Определения «верхотин/Верховцов», вероятно, указывают на Верхний конец Быкокурского и Комарицкого станов Устюжского уезда. В последний входили также волости Верхняя Мошкурья, Верхняя Ерга. Следовательно, крестьяне из этих мест также оказывались в Устюге и со временем пополняли ряды тяглых посадских людей. Формы южанин, южак, Югов отражают происхождение человека из Южской трети Устюжского уезда, наиболее хлебородной по природно-географическим условиям. Оттуда известно более всего участников хлебной торговли на устюжском рынке по таможенным книгам XVII–XVIII вв.

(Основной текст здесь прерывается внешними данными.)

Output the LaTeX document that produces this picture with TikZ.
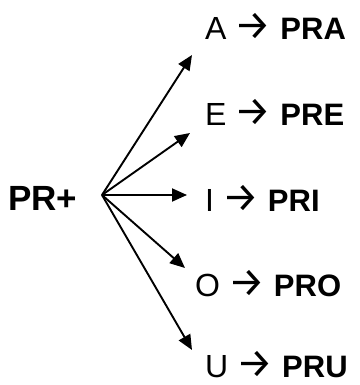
\documentclass[tikz,border=0pt]{standalone}
\usepackage{fontspec}
\setmainfont{Liberation Sans}
\newfontfamily\arrowfont{Fira Sans}
\newcommand{\rarr}{\hspace{8pt}{\arrowfont\fontsize{41}{44}\selectfont →}\hspace{9pt}}
\newcommand{\suf}[1]{{\fontsize{31}{36}\selectfont\bfseries #1}}
\usetikzlibrary{arrows.meta}
\begin{document}
\begin{tikzpicture}[x=1pt,y=1pt,
  vowel/.style={anchor=base west, inner sep=0pt, font=\fontsize{32}{36}\selectfont},
  conn/.style={line width=1.9pt, -{Triangle[length=15pt,width=13pt]}},
  stem/.style={font=\fontsize{35}{40}\selectfont\bfseries, anchor=base west, inner sep=0pt}]
\useasboundingbox (0,0) rectangle (359,385);
\node[stem] (pr) at (8,174) {PR+};
\coordinate (o) at (102,190);
\node[vowel] (a) at (205,345) {A\rarr\suf{PRA}};
\node[vowel] (e) at (205,259) {E\rarr\suf{PRE}};
\node[vowel] (i) at (205,173) {I\rarr\suf{PRI}};
\node[vowel] (oo) at (195,88) {O\rarr\suf{PRO}};
\node[vowel] (u) at (205,7) {U\rarr\suf{PRU}};
\coordinate (ta) at (192,330);
\coordinate (te) at (190,252);
\coordinate (ti) at (187,190);
\coordinate (to) at (185,117);
\coordinate (tu) at (192,35);
\foreach \t in {ta,te,ti,to,tu} \draw[conn] (o) -- (\t);
\end{tikzpicture}
\end{document}
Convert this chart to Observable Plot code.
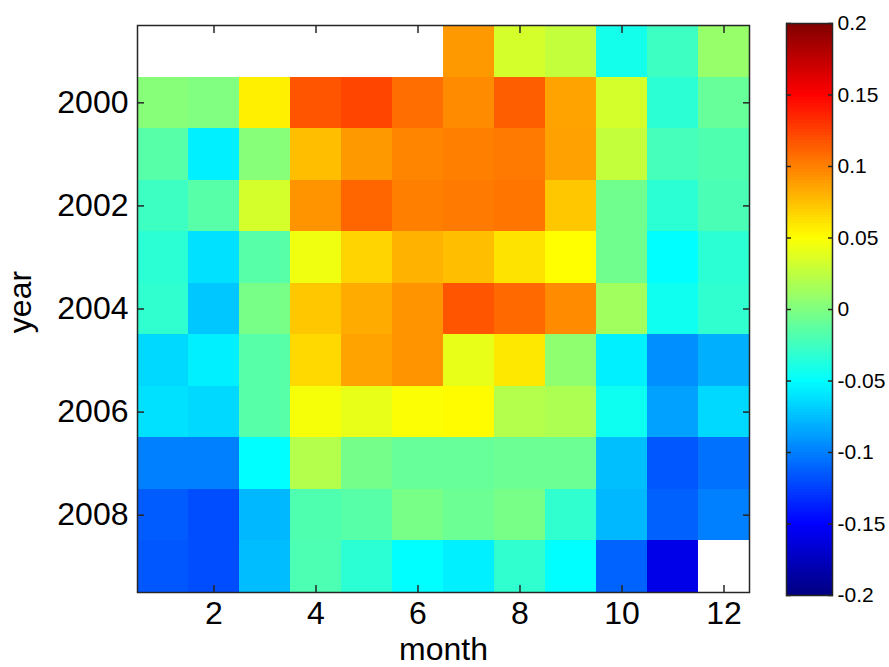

Отражением некоторых этнокультурных контактов русских с коренным финно-угорским населением можно считать такие определения, как зырянин и пермяк. Замечено много кокшаров, выходцев из Кокшеньги (река – левый приток Ваги), которых в научной литературе рассматривают как особую этническую группу русских (потомков участников новгородской и низовой, ростово-суздальской, колонизации севера в древнерусскую эпоху). В XVII в. это была Кокшеньгская четверть Важского уезда. Иногда катойконим не был образован, например, человек «из Заборья», а это группа деревень «Заборской полусошки» Баскачьего стана Усольского уезда. Фамилию Пинегин предположительно можно связать с р. Пинегой, хотя больше уверенности дал бы катойконим пинежанин. Надо учитывать и отражение в катойконимах сельских миграций (внутри– и межуездных) на обширном пространстве Русского Севера: «такой-то из Перми Великой, а урождением вычегжанин», «старец такой-то, а родимец Черевковской волости», «пинежанин кевролец», «мы, такие-то Устюжского уезду крестьяне Ягрышской волости, а родом пинежана». Отсюда же и фамилия Пинегин или Пинежанинов, какую носил, например, известный в 1680–1690-х гг. площадной подьячий Фёдор Иванов Пинежанинов. Выходцы из северных волостей расселялись не только по пространству посада, но отмечены среди вкладчиков Михайло-Архангельского и Иоанно-Предтеченского монастырей, а также стрельцов (важенин, вондокур, зырянин, Пустозерцов, ратмеровец, Югов). Вкладчиками городских монастырей становились приезжавшие на Устюг крестьяне Белозерского и Костромского уездов.